Women Dominate at the 2018 James Beard Awards

Females in the restaurant industry receive long-overdue recognition as men are forced to clean up their acts.

Nina Compton James Beard Awards 2018

If last week’s 60 Minutes exposé of Mario Batali showed us anything, it’s that men have long been allowed to behave badly with little or no consequence, particularly in restaurants. Which is why, as a former judge for the James Beard Restaurant Awards, I took heart in this year’s policy change that—in the wake of the #MeToo movement—barred those publicly accused of sexual harassment from the voting body while also encouraging judges to consider behavior when making nominations. So is it a coincidence that earlier this month at an awards ceremony in Chicago, we saw a record number of women take home the gold at the James Beard Awards? And will it continue?

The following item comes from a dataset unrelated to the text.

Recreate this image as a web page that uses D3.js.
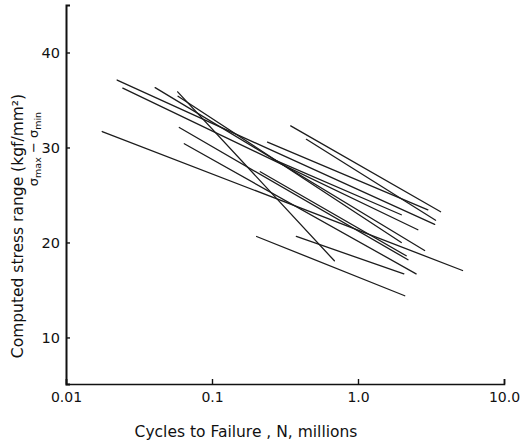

For many, the recognition was long overdue. Every female chef who won a James Beard Award this year had been previously nominated. While it’s extremely gratifying to see more women than ever nominated for James Beard Awards, otherwise known as the Oscars of the food world, it’s not for lack of representation. I’ve worked in the food and wine industry for the past 20-odd years—first in the cellars and vineyards of wineries in Napa Valley, and later as a wine and spirits editor and columnist at Bon Appétit and other magazines. My first winemaking class as an undergrad at UC Davis was taught by the legendary Ann Noble; every magazine at which I’ve worked as an editor has been helmed by a woman. So why have the accolades overwhelmingly gone to men? Part of it, I believe, has to do with how safe restaurant spaces have been for women, and thankfully that appears to be changing. But with a recent past that includes celebrity chefs like the father of Nouvelle Cuisine Paul Bocuse declaring that “there is no place for women in my kitchen,” and Time publishing its infamous 2013 cover story “Gods of Food” that was entirely populated by men, or the World’s 50 Best insulting and reductive “Female Chef” category, the overwhelming lack of respect and recognition for women in top roles runs systemically deep.

Caroline Styne James Beard Awards 2018 Lucques

Caroline Styne.  Photo: Courtesy Paul Devlin/LA Times

“Historically, it’s been a male-dominated arena,” says Caroline Styne, who won a 2018 James Beard Award for Outstanding Restaurateur. “People still ask for the wine guy,” she says. “I’m the wine guy!” Styne, along with her partner, chef Suzanne Goin, is co-owner of Lucques, a.o.c, the Larder, and Tavern, where she oversees the wine programs, as well as for the Hollywood Bowl. She agrees that while women have always been present in the industry, the press has favored men. “Now when I see an article about the top 10 sommeliers, I’m impressed by how many of those spots are occupied by women,” she says. Notably, more than half of Food & Wine magazine’s Best New Chefs 2018 (announced last week) are women. “And it’s no longer the woman in the suit, the woman dressed as a man,” adds Styne, who accepted her award in a stunning Céline gown with Irene Neuwirth earrings. “Women are being themselves. They don’t have to pretend to be a man.”